How a backwoods battle and a leader you’ve never heard of changed history

Photo of the Battle of Cowpens in the Charleston Custom House.

               Painting in the Charleston Custom House.

Snark MeterrealMID.003

You probably haven’t heard of it. I hadn’t. It is known as the Battle of Cowpens and it isn’t in most high school history books these days. Here is the backstory: America was losing the revolution – badly. The British, well funded, well mannered, and well dressed, had established forts in the southern countryside and were converting loyalists to their cause as the patriots, hungry and ill equipped, hid in the woods. American General, Daniel Morgan, had 300 regulars and was trying to elude a British trap.

Morgan was a veteran. He had proven himself at Quebec and Saratoga. At Cowpens, in the face of a far superior force, Morgan did everything right and modeled leadership under pressure.

What did Morgan do?

  1. He analyzed the situation accurately: Morgan had 300 Continental soldiers. The British under the ruthless “Bloody Tarleton” were marching 1000 crack troops to surround the Americans and wrap up the frontier campaign.
  1. He recruited aggressively: Seeing the hopeless mismatch, Morgan sent out the call to “meet at the cow pens!” This produced 650-ish militia to meet him to attempt to turn the tide.
  1. He motivated passionately: The night before the battle, Morgan went among the untrained militia imploring them “just give me three good shots and you can go home heroes.”
  1. He chose his battlefield carefully: A brilliant strategist and realistic leader, Morgan chose “the cow pens,” as the place his untrained men would make their fight. It is a high and open ground with a road the British would travel down right up the middle. He stationed his Continentals on the uphill side of the pens, an open spot one hundred yards wide by five hundred long. The cow pens were surrounded by dense woods and streams. This prevented flanking. Even more, the swollen Broad River at their back gave his men nowhere to run.
  1. He formulated his plan brilliantly: Three lines of riflemen. Each would shoot at the officers and dragoons and then melt behind the next, each line providing cover for the other and leading the enemy deeper into Morgan’s midst.
  1. He estimated his foe wisely: He knew Tarleton would press the battle, confident of the open ground and anxious for a decisive blow.
  1. He led his men courageously: When the battle began to fall apart, Morgan was right there. He rode among his panicked troops, rallying a right flank in disarray, until it resembled a purposeful wheeling/pivot movement backwards from his right.
  1. He pressed the victory brilliantly: As the British came forward on their left, Morgan’s best men, mounted “Dragoons” were waiting in the trees. They came galloping down, surprising and surrounding Tarleton’s troops. This is known as a “double envelopment.” 120 British troops were killed and 800 surrendered en masse.
  1. He finished honorably: It is often difficult to be a good winner. Morgan was. The American colonists (most of whom were not trained, disciplined ‘regulars’) were very angry about the atrocities and brutal tactics  of “Bloody Tarleton.” They wanted to show no quarter and cut the British down. When the British laid down their arms in surrender, it was Morgan who forced the Americans to overcome their adrenaline and put an honorable end to the fighting. Morgan would never again lead a significant fight. Eight months later ill health would force him to resign his commission. A great leader finishes well.
  1. He did his part faithfully: Morgan was a small part of a big picture. The defeat at Cowpens deprived British General Cornwallis of his offensive weapon. Forced back to Virginia, Cornwallis was pinned on land by Washington and at sea by the timely arrival of the French at Yorktown, thus winning U.S. independence. But it was Morgan, faithfully doing his small part in the back country, who set up the famous surrender at Yorktown. We have the America we have today because of someone most of us have never heard of faithfully doing a job that needed to be done, in an out of the way spot, in the face of great adversity and terrible odds.

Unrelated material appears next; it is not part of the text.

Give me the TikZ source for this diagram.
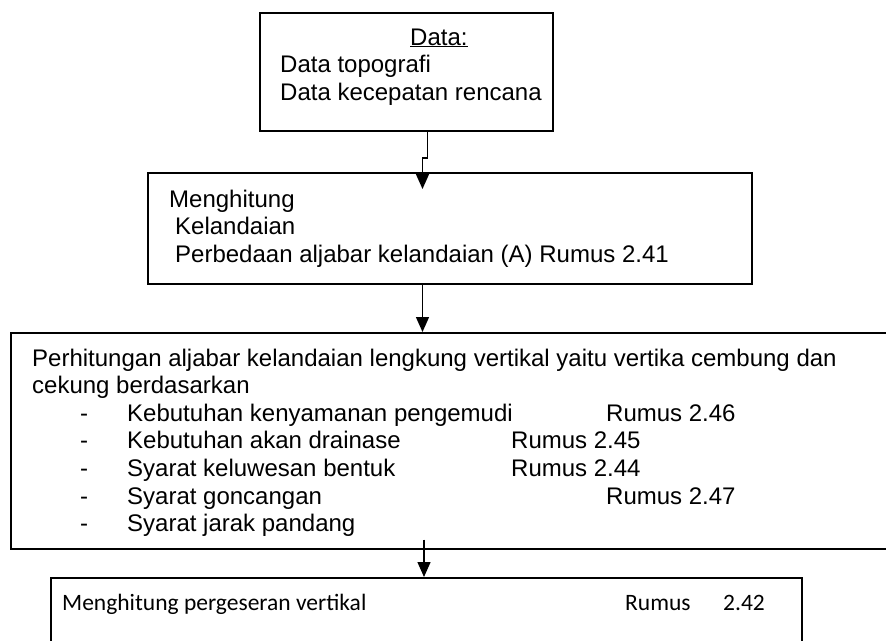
\documentclass[tikz,border=0pt]{standalone}
\usepackage{fontspec}
\setmainfont{Liberation Sans}
\newfontfamily\bodyfont{Carlito}
\usetikzlibrary{arrows.meta}
\begin{document}
\begin{tikzpicture}[x=1pt,y=-1pt,
  box/.style={draw, line width=1.5pt, inner sep=0pt, anchor=north west},
  txt/.style={anchor=base west, inner sep=0pt, font=\fontsize{24}{27.6}\selectfont},
  cal/.style={anchor=base west, inner sep=0pt, font=\bodyfont\fontsize{23.5}{27}\selectfont},
  arr/.style={line width=1.4pt, -{Triangle[width=13pt,length=15pt]}}]
\useasboundingbox (0,0) rectangle (886,640);
\fill[white] (0,0) rectangle (886,640);

% boxes
\node[box, minimum width=293pt, minimum height=118pt] (b1) at (259,12) {};
\node[box, minimum width=604pt, minimum height=111pt] (b2) at (147,172) {};
\node[box, minimum width=876pt, minimum height=216pt] (b3) at (10,332) {};
\node[box, minimum width=751pt, minimum height=70pt] (b4) at (50,577) {};

% box 1 text
\node[txt] (t11) at (410,45) {\underline{Data:}};
\node[txt] (t12) at (280,72.6) {Data topografi};
\node[txt] (t13) at (280,100.2) {Data kecepatan rencana};

% box 2 text
\node[txt] (t21) at (169,207) {Menghitung};
\node[txt] (t22) at (175,234.6) {Kelandaian};
\node[txt] (t23) at (175,262.2) {Perbedaan aljabar kelandaian (A) Rumus 2.41};

% box 3 text
\node[txt] (t31) at (32,366) {Perhitungan aljabar kelandaian lengkung vertikal yaitu vertika cembung dan};
\node[txt] (t32) at (32,393.6) {cekung berdasarkan};
\foreach \i/\y/\item/\rx/\rn in {
  1/421.2/Kebutuhan kenyamanan pengemudi/606/2.46,
  2/448.8/Kebutuhan akan drainase/511/2.45,
  3/476.4/Syarat keluwesan bentuk/511/2.44,
  4/504/Syarat goncangan/606/2.47}{
  \node[txt] (d\i) at (80,\y) {-};
  \node[txt] (s\i) at (127,\y) {\item};
  \node[txt] (r\i) at (\rx,\y) {Rumus \rn};
}
\node[txt] (d5) at (80,531.6) {-};
\node[txt] (s5) at (127,531.6) {Syarat jarak pandang};

% box 4 text
\node[cal] (t41) at (62,610) {Menghitung pergeseran vertikal};
\node[cal] (t42) at (625,610) {Rumus};
\node[cal] (t43) at (723,610) {2.42};

% connectors
\coordinate (j1) at (427.7,158);
\coordinate (j2) at (422.5,158);
\coordinate (c2) at (422.5,0);
\coordinate (c3) at (424,0);
\draw[arr] (b1.south -| j1) -- (j1) -- (j2) -- ([yshift=-17pt]b2.north -| j2);
\draw[arr] (b2.south -| c2) -- (b3.north -| c2);
\draw[arr] ([yshift=10pt]b3.south -| c3) -- (b4.north -| c3);
\end{tikzpicture}
\end{document}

What kind of leader will you be?

In your life you will likely be called upon at some point to lead. Will you accept the call? And when you do, what kind of a leader will you be? Today it is fashionable to tell young people, “Follow your passion.” Frankly, that sets up a world that begins and ends with the self. The world was not built on such little thinking. And it is no coincidence that as our culture follows that line of thinking it is running right off the rails. You see, the men and women that you most admire were not people who did what they “wanted” with their lives. The great acts of history, the great leaders of the ages, and the great works of literature were all forged in the fires of difficulty and conflict. I am fairly certain that Dr. King would rather not have been writing from a Birmingham jail. I am fairly certain Lincoln would have preferred not to have to write an address for the slaughter at Gettysburg. I am absolutely certain that the New Testament would not be what it is if Jesus was not crucified and if his followers, Paul and John, were not writing from prison cells and penal colonies. Difficult times produce great humans. The world does not need you to follow some narcissistic “passion.” It needs you to find a need, step into that gap, and do something. Something small or great, that needs doing. To do that thing that is part of the bigger picture. To fight your battle, so that whether or not anyone else notices, you will have contributed to the great victory of leaving the world a better place than you found it. That is leadership.